* begin MATERIAL FOR THIS TASK *

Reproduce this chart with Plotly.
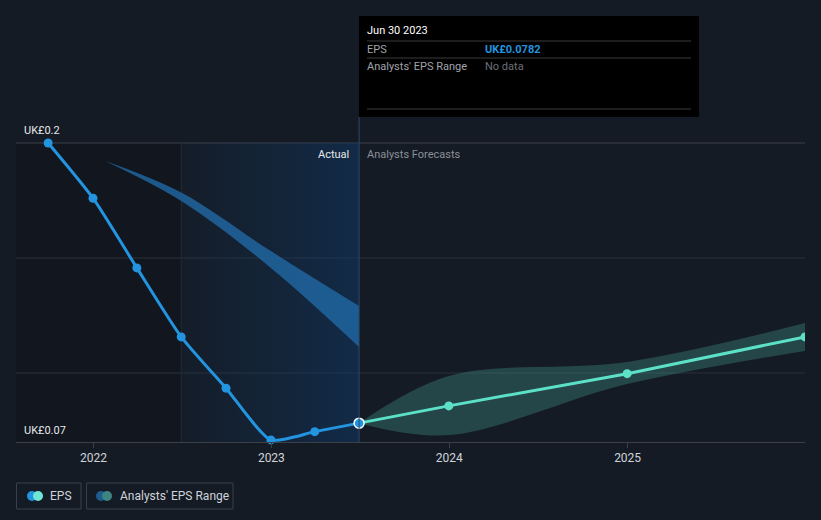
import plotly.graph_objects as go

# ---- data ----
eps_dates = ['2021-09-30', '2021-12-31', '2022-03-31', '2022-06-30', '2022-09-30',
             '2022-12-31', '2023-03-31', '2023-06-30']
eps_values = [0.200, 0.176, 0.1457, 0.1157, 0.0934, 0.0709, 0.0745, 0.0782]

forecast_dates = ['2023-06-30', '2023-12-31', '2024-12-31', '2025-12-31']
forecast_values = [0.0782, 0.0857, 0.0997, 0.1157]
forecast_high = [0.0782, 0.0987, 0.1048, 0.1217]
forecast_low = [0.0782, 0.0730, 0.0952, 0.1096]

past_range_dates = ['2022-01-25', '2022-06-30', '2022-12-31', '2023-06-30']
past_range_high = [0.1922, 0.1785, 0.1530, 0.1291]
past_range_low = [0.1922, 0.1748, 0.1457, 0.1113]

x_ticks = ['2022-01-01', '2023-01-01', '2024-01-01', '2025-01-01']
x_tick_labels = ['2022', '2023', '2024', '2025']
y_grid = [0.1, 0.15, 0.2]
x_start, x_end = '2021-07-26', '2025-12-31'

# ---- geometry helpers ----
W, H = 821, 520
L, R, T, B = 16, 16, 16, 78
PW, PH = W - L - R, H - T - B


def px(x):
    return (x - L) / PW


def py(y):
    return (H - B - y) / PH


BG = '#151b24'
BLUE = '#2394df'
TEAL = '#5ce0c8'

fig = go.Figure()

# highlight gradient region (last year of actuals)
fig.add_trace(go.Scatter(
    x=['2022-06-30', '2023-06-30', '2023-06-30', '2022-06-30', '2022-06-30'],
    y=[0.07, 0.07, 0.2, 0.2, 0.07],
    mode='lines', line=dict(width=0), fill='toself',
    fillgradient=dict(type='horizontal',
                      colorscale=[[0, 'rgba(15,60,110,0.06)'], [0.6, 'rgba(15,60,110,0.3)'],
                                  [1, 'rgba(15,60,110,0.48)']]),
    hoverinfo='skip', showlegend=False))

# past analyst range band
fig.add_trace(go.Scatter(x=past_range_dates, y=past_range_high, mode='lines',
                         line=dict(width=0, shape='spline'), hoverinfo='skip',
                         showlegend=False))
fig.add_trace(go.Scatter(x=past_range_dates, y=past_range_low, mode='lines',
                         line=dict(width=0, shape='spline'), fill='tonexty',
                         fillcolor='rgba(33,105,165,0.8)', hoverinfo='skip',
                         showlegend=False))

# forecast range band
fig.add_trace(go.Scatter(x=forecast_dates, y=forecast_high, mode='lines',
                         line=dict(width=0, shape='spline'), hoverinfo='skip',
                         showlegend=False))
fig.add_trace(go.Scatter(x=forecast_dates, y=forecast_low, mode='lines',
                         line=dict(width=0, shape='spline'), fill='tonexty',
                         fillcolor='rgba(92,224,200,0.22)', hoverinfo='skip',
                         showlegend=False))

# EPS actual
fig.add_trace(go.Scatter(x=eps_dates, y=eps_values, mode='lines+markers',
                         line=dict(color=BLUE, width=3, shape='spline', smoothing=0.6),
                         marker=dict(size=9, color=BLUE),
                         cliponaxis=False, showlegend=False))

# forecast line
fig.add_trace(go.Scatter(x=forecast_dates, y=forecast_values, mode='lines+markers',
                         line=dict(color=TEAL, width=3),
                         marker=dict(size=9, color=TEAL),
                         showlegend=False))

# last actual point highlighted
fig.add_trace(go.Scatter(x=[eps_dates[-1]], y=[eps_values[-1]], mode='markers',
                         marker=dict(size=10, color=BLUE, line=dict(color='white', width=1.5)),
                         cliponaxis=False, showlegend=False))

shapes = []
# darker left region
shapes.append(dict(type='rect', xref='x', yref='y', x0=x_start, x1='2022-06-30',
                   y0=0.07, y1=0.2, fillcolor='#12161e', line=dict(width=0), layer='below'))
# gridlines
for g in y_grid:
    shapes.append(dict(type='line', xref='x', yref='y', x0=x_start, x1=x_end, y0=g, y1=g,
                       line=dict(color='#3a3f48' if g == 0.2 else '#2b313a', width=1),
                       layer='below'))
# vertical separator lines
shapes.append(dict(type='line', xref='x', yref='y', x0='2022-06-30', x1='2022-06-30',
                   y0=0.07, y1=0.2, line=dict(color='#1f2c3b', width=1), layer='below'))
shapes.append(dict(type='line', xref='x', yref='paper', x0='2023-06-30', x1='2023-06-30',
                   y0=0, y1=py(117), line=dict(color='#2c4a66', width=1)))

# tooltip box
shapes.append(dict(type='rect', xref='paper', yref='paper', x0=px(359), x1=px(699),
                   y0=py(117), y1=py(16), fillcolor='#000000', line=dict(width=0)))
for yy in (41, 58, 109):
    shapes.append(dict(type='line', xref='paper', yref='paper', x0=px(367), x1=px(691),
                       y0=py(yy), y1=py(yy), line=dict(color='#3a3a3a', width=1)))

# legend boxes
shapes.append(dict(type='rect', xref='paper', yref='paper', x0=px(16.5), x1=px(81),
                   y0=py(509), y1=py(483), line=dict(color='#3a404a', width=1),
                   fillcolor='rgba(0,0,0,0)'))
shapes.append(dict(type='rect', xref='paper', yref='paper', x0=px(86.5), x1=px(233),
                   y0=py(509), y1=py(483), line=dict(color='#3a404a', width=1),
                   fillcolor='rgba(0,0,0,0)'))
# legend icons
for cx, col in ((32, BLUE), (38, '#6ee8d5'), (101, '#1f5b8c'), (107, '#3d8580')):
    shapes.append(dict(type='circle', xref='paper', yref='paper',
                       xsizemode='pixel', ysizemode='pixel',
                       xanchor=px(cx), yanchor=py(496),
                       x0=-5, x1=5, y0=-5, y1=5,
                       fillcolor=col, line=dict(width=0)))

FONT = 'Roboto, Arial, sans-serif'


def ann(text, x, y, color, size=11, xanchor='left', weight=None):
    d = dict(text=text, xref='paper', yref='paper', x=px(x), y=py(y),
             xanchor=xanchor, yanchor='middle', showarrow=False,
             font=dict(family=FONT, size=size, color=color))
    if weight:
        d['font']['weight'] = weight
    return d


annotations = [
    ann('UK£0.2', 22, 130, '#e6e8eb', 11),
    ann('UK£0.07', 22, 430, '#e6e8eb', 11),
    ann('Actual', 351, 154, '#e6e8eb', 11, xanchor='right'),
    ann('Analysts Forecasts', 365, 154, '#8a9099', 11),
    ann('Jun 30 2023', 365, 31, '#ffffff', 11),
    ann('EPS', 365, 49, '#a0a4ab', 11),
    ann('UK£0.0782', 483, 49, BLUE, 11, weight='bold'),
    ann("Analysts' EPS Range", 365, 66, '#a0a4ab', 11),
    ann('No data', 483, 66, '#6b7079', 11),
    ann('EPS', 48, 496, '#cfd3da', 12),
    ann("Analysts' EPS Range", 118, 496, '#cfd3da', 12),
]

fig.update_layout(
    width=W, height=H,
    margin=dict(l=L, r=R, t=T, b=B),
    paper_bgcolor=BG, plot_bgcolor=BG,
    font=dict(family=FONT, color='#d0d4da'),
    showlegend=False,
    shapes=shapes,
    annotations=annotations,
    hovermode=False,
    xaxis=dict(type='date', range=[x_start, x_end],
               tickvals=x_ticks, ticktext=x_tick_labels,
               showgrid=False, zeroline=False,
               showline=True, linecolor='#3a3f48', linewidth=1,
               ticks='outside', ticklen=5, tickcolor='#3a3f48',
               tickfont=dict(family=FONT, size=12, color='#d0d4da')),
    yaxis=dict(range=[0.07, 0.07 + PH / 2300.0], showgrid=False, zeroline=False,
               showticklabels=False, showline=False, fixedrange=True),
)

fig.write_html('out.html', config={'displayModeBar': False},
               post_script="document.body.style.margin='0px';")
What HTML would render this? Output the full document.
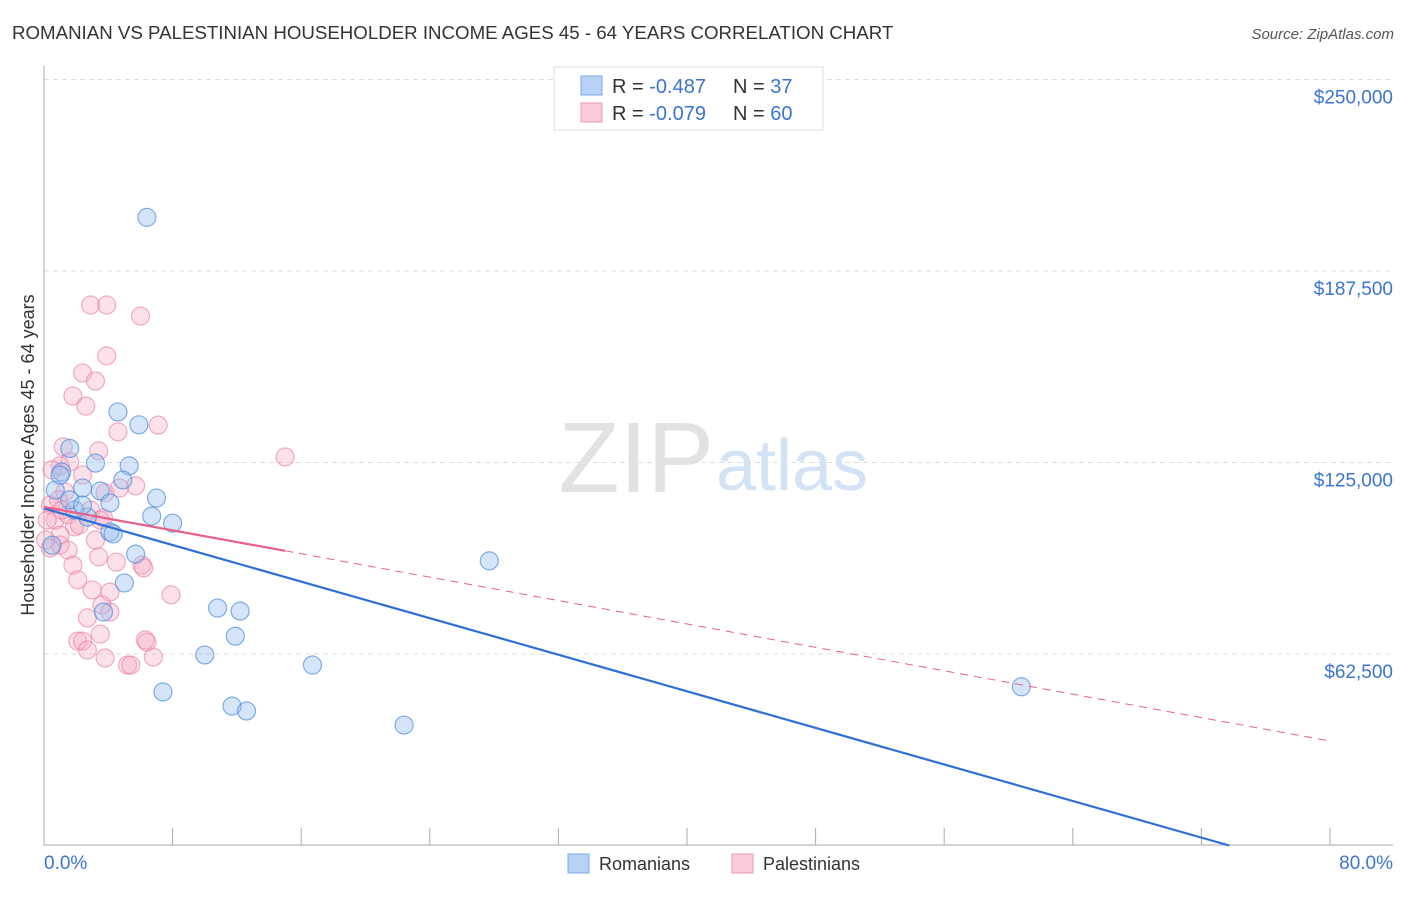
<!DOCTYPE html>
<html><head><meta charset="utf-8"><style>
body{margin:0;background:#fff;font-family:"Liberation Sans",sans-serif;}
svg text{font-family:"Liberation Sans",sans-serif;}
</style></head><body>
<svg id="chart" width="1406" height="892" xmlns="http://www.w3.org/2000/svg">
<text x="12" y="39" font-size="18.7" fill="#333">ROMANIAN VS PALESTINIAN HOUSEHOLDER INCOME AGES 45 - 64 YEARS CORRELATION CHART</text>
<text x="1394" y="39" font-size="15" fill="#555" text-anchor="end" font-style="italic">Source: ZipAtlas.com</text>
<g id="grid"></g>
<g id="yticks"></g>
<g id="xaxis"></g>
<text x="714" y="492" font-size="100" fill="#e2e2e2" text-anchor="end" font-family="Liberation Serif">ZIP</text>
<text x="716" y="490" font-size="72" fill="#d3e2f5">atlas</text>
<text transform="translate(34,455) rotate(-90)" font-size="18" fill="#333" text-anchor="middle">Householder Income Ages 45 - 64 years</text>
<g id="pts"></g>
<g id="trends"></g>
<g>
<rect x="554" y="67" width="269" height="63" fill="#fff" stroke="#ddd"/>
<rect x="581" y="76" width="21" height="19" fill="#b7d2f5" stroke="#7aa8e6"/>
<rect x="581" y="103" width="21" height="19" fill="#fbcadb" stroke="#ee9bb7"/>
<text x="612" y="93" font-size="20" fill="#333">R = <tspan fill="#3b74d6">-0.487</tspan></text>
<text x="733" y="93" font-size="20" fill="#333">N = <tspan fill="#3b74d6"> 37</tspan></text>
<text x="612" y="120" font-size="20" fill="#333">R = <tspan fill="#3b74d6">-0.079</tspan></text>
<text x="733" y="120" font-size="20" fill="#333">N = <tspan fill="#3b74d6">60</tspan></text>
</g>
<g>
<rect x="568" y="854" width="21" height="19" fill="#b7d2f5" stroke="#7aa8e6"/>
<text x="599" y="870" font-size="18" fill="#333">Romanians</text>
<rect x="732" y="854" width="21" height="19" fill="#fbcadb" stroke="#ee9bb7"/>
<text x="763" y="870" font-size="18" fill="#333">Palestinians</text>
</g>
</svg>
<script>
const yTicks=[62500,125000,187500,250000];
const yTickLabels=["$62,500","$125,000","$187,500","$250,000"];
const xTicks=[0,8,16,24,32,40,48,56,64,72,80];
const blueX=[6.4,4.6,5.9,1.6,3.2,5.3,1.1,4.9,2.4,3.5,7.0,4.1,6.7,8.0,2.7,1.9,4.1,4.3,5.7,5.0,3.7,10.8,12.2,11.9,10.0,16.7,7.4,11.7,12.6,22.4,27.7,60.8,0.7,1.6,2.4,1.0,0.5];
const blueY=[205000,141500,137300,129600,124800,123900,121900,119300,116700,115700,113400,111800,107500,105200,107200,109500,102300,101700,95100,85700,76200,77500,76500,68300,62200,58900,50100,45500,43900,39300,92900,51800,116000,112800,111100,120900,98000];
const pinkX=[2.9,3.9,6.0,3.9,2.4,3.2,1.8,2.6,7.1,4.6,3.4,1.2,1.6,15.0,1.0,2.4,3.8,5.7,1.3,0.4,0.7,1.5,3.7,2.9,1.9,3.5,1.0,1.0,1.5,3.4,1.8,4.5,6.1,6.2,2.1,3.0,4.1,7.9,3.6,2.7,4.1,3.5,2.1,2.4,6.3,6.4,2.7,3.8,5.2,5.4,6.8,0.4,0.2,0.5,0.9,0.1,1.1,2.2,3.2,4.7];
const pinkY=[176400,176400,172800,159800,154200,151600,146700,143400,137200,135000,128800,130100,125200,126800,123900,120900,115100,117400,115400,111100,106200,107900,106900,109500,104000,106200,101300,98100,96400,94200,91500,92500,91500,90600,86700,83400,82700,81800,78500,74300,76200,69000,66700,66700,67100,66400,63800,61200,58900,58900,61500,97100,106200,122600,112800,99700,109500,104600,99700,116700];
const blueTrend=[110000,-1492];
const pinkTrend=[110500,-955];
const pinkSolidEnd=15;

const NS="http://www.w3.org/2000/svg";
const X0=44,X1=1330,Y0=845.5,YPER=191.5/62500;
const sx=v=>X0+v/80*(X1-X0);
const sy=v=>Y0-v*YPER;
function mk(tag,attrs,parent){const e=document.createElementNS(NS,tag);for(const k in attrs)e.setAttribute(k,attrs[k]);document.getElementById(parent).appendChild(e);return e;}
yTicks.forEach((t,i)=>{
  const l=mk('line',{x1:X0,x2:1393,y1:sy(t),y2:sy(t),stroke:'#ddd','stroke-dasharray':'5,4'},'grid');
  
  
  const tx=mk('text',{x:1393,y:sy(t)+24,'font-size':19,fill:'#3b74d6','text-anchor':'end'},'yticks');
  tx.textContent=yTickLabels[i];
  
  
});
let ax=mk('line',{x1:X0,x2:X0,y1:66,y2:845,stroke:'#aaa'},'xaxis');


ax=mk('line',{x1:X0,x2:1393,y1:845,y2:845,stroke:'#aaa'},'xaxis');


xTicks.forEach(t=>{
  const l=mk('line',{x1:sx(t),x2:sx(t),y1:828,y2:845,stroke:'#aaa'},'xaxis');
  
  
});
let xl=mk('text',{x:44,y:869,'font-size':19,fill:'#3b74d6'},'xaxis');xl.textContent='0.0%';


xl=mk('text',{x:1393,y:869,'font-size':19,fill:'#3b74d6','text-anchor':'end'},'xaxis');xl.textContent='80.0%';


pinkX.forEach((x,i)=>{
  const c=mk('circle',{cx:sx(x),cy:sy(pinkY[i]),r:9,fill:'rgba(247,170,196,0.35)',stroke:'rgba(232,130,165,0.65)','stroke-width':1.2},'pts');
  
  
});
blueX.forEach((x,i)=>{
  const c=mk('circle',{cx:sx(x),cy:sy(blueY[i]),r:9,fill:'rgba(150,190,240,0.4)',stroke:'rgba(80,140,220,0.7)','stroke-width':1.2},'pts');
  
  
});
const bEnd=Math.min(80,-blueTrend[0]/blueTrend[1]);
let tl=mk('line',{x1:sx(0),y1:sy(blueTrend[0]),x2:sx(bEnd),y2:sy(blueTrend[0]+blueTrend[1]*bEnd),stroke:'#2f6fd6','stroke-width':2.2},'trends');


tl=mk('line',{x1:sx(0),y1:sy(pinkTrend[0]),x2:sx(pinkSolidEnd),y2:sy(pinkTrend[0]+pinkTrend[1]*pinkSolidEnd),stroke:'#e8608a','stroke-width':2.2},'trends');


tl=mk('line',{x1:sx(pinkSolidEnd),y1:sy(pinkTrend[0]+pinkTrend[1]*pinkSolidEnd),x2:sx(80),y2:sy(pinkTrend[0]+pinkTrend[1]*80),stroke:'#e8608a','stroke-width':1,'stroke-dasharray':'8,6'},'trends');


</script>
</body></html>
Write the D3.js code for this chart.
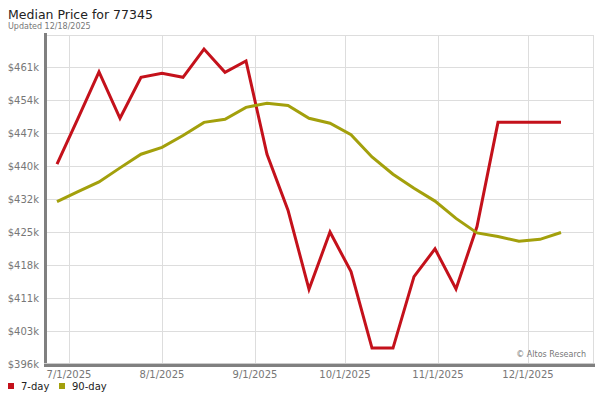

* end MATERIAL FOR THIS TASK *

* [GIVEN REQUEST]:
Everything from the first line of the entries through the line that contains "past_range_low = [0.1922, 0.1748, 0.1457, 0.1113]" is to be reproduced exactly, except the pictures.

* [RESULT OF THE TASK]:
Reproduce this chart with Plotly.
import plotly.graph_objects as go

# ---- data ----
eps_dates = ['2021-09-30', '2021-12-31', '2022-03-31', '2022-06-30', '2022-09-30',
             '2022-12-31', '2023-03-31', '2023-06-30']
eps_values = [0.200, 0.176, 0.1457, 0.1157, 0.0934, 0.0709, 0.0745, 0.0782]

forecast_dates = ['2023-06-30', '2023-12-31', '2024-12-31', '2025-12-31']
forecast_values = [0.0782, 0.0857, 0.0997, 0.1157]
forecast_high = [0.0782, 0.0987, 0.1048, 0.1217]
forecast_low = [0.0782, 0.0730, 0.0952, 0.1096]

past_range_dates = ['2022-01-25', '2022-06-30', '2022-12-31', '2023-06-30']
past_range_high = [0.1922, 0.1785, 0.1530, 0.1291]
past_range_low = [0.1922, 0.1748, 0.1457, 0.1113]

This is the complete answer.